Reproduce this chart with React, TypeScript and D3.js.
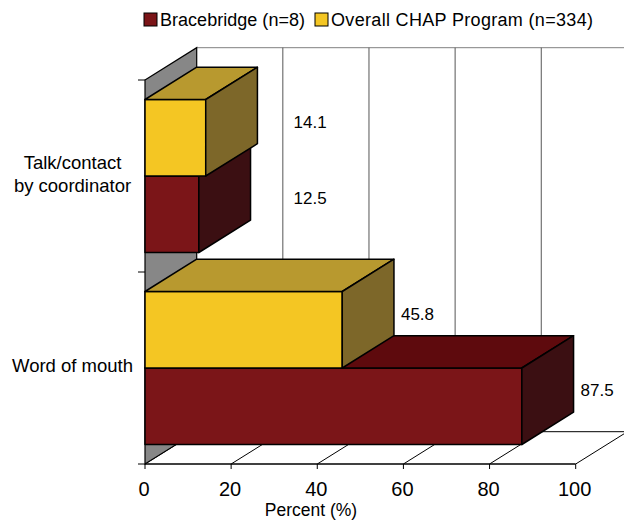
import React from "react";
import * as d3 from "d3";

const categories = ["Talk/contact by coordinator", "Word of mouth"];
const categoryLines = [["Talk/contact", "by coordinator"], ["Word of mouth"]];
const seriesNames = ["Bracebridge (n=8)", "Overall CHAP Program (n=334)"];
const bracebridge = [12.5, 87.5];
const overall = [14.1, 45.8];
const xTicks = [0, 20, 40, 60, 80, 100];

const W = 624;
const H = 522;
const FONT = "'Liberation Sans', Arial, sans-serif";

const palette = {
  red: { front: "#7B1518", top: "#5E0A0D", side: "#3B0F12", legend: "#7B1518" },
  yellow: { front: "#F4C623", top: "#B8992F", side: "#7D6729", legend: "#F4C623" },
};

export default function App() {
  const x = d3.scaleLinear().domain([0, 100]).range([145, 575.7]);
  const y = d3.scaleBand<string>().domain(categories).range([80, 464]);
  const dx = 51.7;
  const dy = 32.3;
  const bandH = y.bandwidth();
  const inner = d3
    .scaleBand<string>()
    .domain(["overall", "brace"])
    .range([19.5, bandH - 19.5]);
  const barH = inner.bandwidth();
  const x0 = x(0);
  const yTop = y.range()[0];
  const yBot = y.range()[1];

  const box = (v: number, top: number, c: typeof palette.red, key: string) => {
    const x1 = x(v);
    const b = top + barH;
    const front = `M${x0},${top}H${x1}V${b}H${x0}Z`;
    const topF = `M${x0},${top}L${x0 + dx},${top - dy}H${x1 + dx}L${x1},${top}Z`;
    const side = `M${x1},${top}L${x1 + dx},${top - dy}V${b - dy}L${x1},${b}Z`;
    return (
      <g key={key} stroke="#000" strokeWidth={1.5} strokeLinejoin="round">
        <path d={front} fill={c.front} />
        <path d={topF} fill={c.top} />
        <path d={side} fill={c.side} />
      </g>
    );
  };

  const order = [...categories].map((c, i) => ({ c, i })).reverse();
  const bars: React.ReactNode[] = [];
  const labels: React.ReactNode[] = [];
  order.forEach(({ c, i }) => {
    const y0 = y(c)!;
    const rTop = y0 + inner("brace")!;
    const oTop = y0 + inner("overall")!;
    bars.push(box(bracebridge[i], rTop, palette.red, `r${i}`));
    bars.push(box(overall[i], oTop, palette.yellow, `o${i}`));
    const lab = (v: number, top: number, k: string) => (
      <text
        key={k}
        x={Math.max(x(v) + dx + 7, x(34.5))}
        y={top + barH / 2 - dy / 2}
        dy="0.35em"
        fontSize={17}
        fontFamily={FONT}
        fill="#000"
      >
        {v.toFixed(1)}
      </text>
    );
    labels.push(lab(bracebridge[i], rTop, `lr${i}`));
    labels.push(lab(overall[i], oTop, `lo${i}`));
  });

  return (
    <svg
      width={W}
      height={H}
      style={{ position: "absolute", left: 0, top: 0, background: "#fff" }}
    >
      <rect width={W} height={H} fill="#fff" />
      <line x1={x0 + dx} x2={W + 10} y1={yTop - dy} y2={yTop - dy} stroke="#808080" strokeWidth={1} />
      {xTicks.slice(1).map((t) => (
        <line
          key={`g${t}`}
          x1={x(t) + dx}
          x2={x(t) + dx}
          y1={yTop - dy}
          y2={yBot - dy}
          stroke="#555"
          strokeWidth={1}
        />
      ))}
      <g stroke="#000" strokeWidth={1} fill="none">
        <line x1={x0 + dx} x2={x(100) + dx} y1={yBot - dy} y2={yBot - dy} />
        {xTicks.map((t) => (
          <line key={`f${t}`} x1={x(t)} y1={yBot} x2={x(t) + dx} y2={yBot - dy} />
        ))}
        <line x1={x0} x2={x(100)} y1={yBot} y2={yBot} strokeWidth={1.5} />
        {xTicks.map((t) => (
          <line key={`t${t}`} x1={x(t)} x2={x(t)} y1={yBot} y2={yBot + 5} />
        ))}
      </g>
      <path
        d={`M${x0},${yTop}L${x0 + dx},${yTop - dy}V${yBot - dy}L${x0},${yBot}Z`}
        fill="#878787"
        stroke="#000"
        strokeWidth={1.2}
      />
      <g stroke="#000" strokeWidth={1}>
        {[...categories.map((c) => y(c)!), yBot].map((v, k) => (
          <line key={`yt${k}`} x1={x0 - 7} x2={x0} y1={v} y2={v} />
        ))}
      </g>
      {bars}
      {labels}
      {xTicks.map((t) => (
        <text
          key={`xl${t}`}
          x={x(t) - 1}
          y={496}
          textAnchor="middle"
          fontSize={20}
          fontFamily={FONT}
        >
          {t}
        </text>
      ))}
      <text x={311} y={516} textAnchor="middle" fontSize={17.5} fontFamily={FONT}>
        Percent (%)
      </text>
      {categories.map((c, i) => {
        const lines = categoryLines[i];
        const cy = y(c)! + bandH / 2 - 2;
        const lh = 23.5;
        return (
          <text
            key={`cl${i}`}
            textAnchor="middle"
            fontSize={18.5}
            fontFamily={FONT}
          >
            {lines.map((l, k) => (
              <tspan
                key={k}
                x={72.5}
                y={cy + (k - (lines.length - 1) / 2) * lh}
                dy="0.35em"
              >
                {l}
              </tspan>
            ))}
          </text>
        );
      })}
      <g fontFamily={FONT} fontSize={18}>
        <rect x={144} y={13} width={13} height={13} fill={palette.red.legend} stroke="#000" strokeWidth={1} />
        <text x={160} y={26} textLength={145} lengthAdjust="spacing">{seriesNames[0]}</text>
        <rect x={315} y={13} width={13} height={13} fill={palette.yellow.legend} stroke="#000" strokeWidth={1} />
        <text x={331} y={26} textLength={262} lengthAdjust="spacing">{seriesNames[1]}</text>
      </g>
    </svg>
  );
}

________________________

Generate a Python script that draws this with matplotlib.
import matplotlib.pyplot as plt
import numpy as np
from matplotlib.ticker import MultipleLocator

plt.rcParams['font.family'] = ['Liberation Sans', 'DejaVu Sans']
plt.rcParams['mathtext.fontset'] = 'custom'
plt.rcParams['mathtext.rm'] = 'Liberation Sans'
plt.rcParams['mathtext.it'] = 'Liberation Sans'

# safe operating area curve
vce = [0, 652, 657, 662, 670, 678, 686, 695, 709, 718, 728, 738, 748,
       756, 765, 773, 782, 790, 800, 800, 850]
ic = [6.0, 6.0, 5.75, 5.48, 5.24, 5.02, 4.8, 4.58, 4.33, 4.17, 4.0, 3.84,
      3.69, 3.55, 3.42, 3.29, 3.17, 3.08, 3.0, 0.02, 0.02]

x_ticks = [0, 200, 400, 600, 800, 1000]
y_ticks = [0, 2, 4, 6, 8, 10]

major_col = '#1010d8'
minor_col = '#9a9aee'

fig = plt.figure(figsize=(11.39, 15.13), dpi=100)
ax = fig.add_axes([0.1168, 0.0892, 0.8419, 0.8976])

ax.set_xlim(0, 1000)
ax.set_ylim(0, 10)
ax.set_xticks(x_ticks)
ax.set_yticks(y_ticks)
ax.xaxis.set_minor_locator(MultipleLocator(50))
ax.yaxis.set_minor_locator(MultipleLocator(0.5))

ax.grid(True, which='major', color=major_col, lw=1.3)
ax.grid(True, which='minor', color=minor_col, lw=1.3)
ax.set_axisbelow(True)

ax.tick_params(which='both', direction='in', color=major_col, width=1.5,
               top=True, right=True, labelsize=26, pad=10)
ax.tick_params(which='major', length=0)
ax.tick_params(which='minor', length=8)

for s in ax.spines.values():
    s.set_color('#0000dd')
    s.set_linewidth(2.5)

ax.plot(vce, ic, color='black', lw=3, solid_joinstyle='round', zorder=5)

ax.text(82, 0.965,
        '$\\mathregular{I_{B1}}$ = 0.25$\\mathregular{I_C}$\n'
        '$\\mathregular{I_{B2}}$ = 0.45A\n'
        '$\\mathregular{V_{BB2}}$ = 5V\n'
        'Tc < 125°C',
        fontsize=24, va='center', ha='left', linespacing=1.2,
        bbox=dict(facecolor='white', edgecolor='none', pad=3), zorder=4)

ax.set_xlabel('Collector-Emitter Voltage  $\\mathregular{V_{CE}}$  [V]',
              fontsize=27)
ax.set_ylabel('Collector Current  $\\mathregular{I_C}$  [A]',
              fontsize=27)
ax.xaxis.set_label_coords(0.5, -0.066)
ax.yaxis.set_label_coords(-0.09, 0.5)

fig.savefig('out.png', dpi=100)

________________________

**WHAT NEEDS TO BE DONE:**
Repeat word for word the lines from the line with "Generate a Python" to the line with "plt.rcParams['mathtext.it'] = 'Liberation", both lines included.

**CORRECT OUTPUT:**
Generate a Python script that draws this with matplotlib.
import matplotlib.pyplot as plt
import numpy as np
from matplotlib.ticker import MultipleLocator

plt.rcParams['font.family'] = ['Liberation Sans', 'DejaVu Sans']
plt.rcParams['mathtext.fontset'] = 'custom'
plt.rcParams['mathtext.rm'] = 'Liberation Sans'
plt.rcParams['mathtext.it'] = 'Liberation Sans'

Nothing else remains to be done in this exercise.